Resource Guarding is usually seen over people, toys and food. Even after training, do not expect the dog to stop this behavior. You have to stop the behavior by first anticipating it, and being acutely aware of it (your dog’s behavior and body language). Then stopping it in its tracks with a correction.
Things to look for in your dog’s body language—running over to you, putting himself/herself between you and another person, nudging, growling, snapping at another person/dog/child. More severe issues include attacking over a toy, food, water or other resource. The human always controls ALL resources and always corrects the dog for naughty thoughts (any of the above mentioned behaviors warrant a correction). There is a lot of misinformation on the internet that says if you correct a dog when he/she growls, the dog will immediately bite. This is wrong information and it gets a lot of people stuck. By not correcting a growl, you are allowing the behavior to become ingrained in the dog.
Sometimes guarding behavior will go away with training, but other times it’s a management issue for the life of the dog. It depends on how long the behavior has been going on and the age of the dog, how structured the dog’s life is (no resources available unless you provide them), and also how disciplined you are with your dog.

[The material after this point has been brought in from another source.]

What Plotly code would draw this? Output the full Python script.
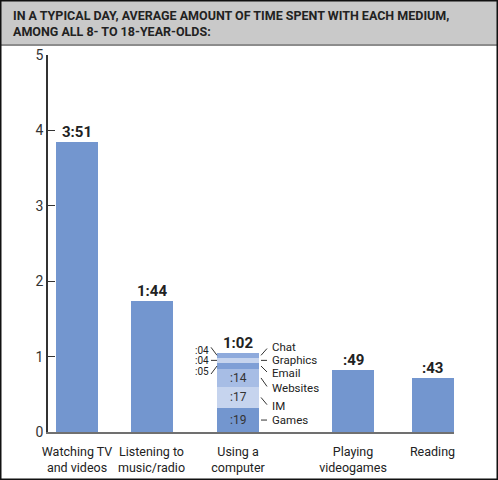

Just remember for some dogs, the behavior is dangerous and warrants a permission-based lifestyle. That means you control everything all the time. No toys or food should be left out, and if affection is the problem, only you can dole that out. If affection is an issue, you have created the problem, so take ownership. Then you have to curb the love and give it in more constructive ways, like in the form of structured play, walks, hikes, and place time. These are all healthy ways to replace affection.
One final caveat: some dogs are a serious danger over resources and have attacked their owners and put them in the hospital. These dogs are like recovering addicts and should never be allowed to have resources that trigger them. And if you do own a dog like this, you have some serious thinking to do on whether your dog should remain in your home, or possibly put down.